● **Source excerpt**:
※
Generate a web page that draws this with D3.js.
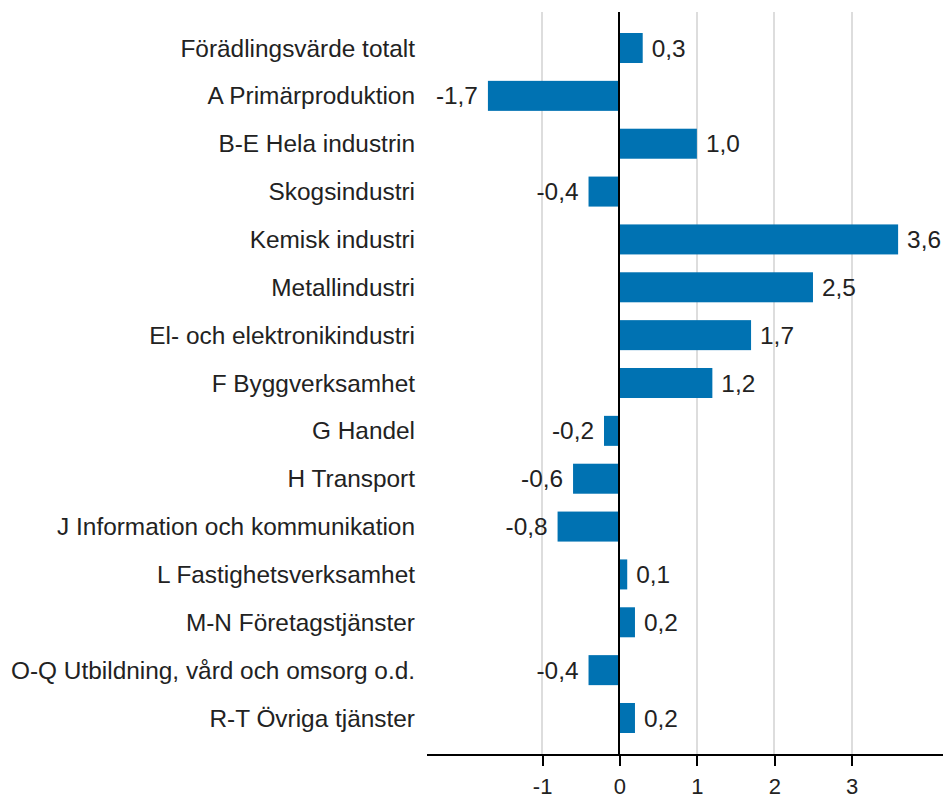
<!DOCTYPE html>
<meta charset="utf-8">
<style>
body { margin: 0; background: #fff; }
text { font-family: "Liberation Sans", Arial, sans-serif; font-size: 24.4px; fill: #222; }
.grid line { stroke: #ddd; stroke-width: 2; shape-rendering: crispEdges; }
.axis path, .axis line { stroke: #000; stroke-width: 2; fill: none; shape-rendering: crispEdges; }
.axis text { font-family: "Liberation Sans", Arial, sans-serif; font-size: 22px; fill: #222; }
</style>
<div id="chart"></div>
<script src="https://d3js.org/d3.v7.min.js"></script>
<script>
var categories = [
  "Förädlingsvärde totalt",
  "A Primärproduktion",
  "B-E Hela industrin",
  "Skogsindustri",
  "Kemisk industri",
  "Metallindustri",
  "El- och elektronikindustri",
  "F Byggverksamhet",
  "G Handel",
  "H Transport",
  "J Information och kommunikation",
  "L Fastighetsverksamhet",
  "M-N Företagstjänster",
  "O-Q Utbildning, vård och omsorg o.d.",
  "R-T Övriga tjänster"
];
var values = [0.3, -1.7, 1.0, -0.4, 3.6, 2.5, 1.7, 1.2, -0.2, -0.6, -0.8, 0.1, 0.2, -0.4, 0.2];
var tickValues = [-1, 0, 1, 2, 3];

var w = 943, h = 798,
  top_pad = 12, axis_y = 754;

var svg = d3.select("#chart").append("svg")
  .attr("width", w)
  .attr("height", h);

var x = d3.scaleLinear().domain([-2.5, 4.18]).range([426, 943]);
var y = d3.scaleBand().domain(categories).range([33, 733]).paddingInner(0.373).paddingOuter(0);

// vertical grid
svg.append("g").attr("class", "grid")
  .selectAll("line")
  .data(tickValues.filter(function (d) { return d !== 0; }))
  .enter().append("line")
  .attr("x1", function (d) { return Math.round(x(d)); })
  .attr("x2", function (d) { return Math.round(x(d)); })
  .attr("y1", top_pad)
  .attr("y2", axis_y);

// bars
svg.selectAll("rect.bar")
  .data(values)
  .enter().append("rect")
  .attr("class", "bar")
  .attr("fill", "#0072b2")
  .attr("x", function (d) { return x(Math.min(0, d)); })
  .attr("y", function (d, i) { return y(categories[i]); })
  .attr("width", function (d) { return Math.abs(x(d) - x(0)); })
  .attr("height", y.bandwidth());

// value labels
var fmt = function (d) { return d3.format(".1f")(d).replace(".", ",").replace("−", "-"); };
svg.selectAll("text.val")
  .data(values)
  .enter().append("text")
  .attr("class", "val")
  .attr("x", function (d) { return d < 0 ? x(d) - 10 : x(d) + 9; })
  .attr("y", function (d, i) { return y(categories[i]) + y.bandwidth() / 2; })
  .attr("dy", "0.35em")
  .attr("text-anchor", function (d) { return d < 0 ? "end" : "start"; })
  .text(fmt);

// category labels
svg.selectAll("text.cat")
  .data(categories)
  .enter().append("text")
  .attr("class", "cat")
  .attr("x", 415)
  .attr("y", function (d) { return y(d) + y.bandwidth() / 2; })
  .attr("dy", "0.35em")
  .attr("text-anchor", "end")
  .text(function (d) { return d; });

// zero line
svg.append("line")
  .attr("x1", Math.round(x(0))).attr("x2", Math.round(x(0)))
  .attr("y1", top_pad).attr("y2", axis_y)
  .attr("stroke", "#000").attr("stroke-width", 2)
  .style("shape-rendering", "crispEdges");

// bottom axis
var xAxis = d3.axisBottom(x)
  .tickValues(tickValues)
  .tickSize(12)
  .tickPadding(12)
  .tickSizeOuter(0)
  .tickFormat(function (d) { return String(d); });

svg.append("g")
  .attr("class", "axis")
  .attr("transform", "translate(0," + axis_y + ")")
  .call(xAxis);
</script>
※
● **Exercise goal**:
Write out every line above exactly as it is, leaving out the pictures.

● **Finished task**:
Generate a web page that draws this with D3.js.
<!DOCTYPE html>
<meta charset="utf-8">
<style>
body { margin: 0; background: #fff; }
text { font-family: "Liberation Sans", Arial, sans-serif; font-size: 24.4px; fill: #222; }
.grid line { stroke: #ddd; stroke-width: 2; shape-rendering: crispEdges; }
.axis path, .axis line { stroke: #000; stroke-width: 2; fill: none; shape-rendering: crispEdges; }
.axis text { font-family: "Liberation Sans", Arial, sans-serif; font-size: 22px; fill: #222; }
</style>
<div id="chart"></div>
<script src="https://d3js.org/d3.v7.min.js"></script>
<script>
var categories = [
  "Förädlingsvärde totalt",
  "A Primärproduktion",
  "B-E Hela industrin",
  "Skogsindustri",
  "Kemisk industri",
  "Metallindustri",
  "El- och elektronikindustri",
  "F Byggverksamhet",
  "G Handel",
  "H Transport",
  "J Information och kommunikation",
  "L Fastighetsverksamhet",
  "M-N Företagstjänster",
  "O-Q Utbildning, vård och omsorg o.d.",
  "R-T Övriga tjänster"
];
var values = [0.3, -1.7, 1.0, -0.4, 3.6, 2.5, 1.7, 1.2, -0.2, -0.6, -0.8, 0.1, 0.2, -0.4, 0.2];
var tickValues = [-1, 0, 1, 2, 3];

var w = 943, h = 798,
  top_pad = 12, axis_y = 754;

var svg = d3.select("#chart").append("svg")
  .attr("width", w)
  .attr("height", h);

var x = d3.scaleLinear().domain([-2.5, 4.18]).range([426, 943]);
var y = d3.scaleBand().domain(categories).range([33, 733]).paddingInner(0.373).paddingOuter(0);

// vertical grid
svg.append("g").attr("class", "grid")
  .selectAll("line")
  .data(tickValues.filter(function (d) { return d !== 0; }))
  .enter().append("line")
  .attr("x1", function (d) { return Math.round(x(d)); })
  .attr("x2", function (d) { return Math.round(x(d)); })
  .attr("y1", top_pad)
  .attr("y2", axis_y);

// bars
svg.selectAll("rect.bar")
  .data(values)
  .enter().append("rect")
  .attr("class", "bar")
  .attr("fill", "#0072b2")
  .attr("x", function (d) { return x(Math.min(0, d)); })
  .attr("y", function (d, i) { return y(categories[i]); })
  .attr("width", function (d) { return Math.abs(x(d) - x(0)); })
  .attr("height", y.bandwidth());

// value labels
var fmt = function (d) { return d3.format(".1f")(d).replace(".", ",").replace("−", "-"); };
svg.selectAll("text.val")
  .data(values)
  .enter().append("text")
  .attr("class", "val")
  .attr("x", function (d) { return d < 0 ? x(d) - 10 : x(d) + 9; })
  .attr("y", function (d, i) { return y(categories[i]) + y.bandwidth() / 2; })
  .attr("dy", "0.35em")
  .attr("text-anchor", function (d) { return d < 0 ? "end" : "start"; })
  .text(fmt);

// category labels
svg.selectAll("text.cat")
  .data(categories)
  .enter().append("text")
  .attr("class", "cat")
  .attr("x", 415)
  .attr("y", function (d) { return y(d) + y.bandwidth() / 2; })
  .attr("dy", "0.35em")
  .attr("text-anchor", "end")
  .text(function (d) { return d; });

// zero line
svg.append("line")
  .attr("x1", Math.round(x(0))).attr("x2", Math.round(x(0)))
  .attr("y1", top_pad).attr("y2", axis_y)
  .attr("stroke", "#000").attr("stroke-width", 2)
  .style("shape-rendering", "crispEdges");

// bottom axis
var xAxis = d3.axisBottom(x)
  .tickValues(tickValues)
  .tickSize(12)
  .tickPadding(12)
  .tickSizeOuter(0)
  .tickFormat(function (d) { return String(d); });

svg.append("g")
  .attr("class", "axis")
  .attr("transform", "translate(0," + axis_y + ")")
  .call(xAxis);
</script>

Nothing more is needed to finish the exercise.